**Written problem:** Retype the whole listing verbatim and keep the pictures out of it.
-------- Data extract --------
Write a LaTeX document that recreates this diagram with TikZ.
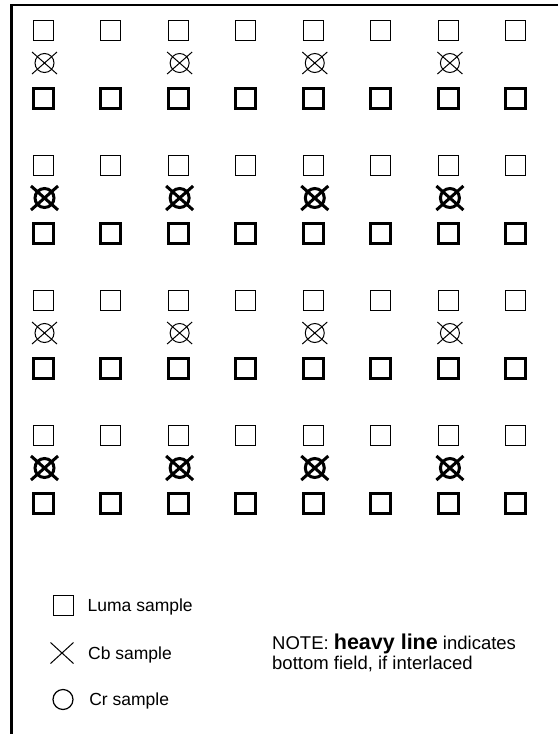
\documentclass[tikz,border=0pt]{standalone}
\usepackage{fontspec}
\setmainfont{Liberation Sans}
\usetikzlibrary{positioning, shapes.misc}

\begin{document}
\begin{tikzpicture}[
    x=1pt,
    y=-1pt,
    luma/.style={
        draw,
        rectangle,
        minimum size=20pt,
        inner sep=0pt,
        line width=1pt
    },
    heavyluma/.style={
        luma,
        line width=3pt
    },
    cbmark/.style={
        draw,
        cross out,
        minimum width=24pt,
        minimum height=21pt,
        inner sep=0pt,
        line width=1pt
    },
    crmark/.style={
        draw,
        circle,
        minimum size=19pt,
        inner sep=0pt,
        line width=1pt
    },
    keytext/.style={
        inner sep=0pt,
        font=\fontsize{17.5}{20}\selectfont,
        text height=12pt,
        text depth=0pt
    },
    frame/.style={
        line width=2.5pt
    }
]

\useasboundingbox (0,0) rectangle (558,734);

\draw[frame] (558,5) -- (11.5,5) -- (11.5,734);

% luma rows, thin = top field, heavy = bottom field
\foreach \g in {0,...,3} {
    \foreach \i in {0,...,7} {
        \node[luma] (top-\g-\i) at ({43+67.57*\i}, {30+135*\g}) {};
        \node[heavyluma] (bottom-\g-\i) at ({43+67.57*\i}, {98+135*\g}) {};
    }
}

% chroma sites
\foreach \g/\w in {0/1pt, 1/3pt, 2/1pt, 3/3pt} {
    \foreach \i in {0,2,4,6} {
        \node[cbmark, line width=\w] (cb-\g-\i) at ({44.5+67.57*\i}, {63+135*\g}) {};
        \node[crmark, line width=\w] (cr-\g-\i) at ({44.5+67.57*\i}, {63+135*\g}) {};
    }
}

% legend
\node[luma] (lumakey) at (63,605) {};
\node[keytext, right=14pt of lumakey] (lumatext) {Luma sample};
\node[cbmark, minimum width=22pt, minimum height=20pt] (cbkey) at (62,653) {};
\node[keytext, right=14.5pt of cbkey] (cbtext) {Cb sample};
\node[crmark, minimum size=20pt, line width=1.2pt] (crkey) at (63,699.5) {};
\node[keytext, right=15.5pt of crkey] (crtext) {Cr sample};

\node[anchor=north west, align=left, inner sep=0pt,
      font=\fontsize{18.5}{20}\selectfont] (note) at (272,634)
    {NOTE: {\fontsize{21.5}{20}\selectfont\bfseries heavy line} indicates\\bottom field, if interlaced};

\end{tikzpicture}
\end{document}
--------
**Written response:**
Write a LaTeX document that recreates this diagram with TikZ.
\documentclass[tikz,border=0pt]{standalone}
\usepackage{fontspec}
\setmainfont{Liberation Sans}
\usetikzlibrary{positioning, shapes.misc}

\begin{document}
\begin{tikzpicture}[
    x=1pt,
    y=-1pt,
    luma/.style={
        draw,
        rectangle,
        minimum size=20pt,
        inner sep=0pt,
        line width=1pt
    },
    heavyluma/.style={
        luma,
        line width=3pt
    },
    cbmark/.style={
        draw,
        cross out,
        minimum width=24pt,
        minimum height=21pt,
        inner sep=0pt,
        line width=1pt
    },
    crmark/.style={
        draw,
        circle,
        minimum size=19pt,
        inner sep=0pt,
        line width=1pt
    },
    keytext/.style={
        inner sep=0pt,
        font=\fontsize{17.5}{20}\selectfont,
        text height=12pt,
        text depth=0pt
    },
    frame/.style={
        line width=2.5pt
    }
]

\useasboundingbox (0,0) rectangle (558,734);

\draw[frame] (558,5) -- (11.5,5) -- (11.5,734);

% luma rows, thin = top field, heavy = bottom field
\foreach \g in {0,...,3} {
    \foreach \i in {0,...,7} {
        \node[luma] (top-\g-\i) at ({43+67.57*\i}, {30+135*\g}) {};
        \node[heavyluma] (bottom-\g-\i) at ({43+67.57*\i}, {98+135*\g}) {};
    }
}

% chroma sites
\foreach \g/\w in {0/1pt, 1/3pt, 2/1pt, 3/3pt} {
    \foreach \i in {0,2,4,6} {
        \node[cbmark, line width=\w] (cb-\g-\i) at ({44.5+67.57*\i}, {63+135*\g}) {};
        \node[crmark, line width=\w] (cr-\g-\i) at ({44.5+67.57*\i}, {63+135*\g}) {};
    }
}

% legend
\node[luma] (lumakey) at (63,605) {};
\node[keytext, right=14pt of lumakey] (lumatext) {Luma sample};
\node[cbmark, minimum width=22pt, minimum height=20pt] (cbkey) at (62,653) {};
\node[keytext, right=14.5pt of cbkey] (cbtext) {Cb sample};
\node[crmark, minimum size=20pt, line width=1.2pt] (crkey) at (63,699.5) {};
\node[keytext, right=15.5pt of crkey] (crtext) {Cr sample};

\node[anchor=north west, align=left, inner sep=0pt,
      font=\fontsize{18.5}{20}\selectfont] (note) at (272,634)
    {NOTE: {\fontsize{21.5}{20}\selectfont\bfseries heavy line} indicates\\bottom field, if interlaced};

\end{tikzpicture}
\end{document}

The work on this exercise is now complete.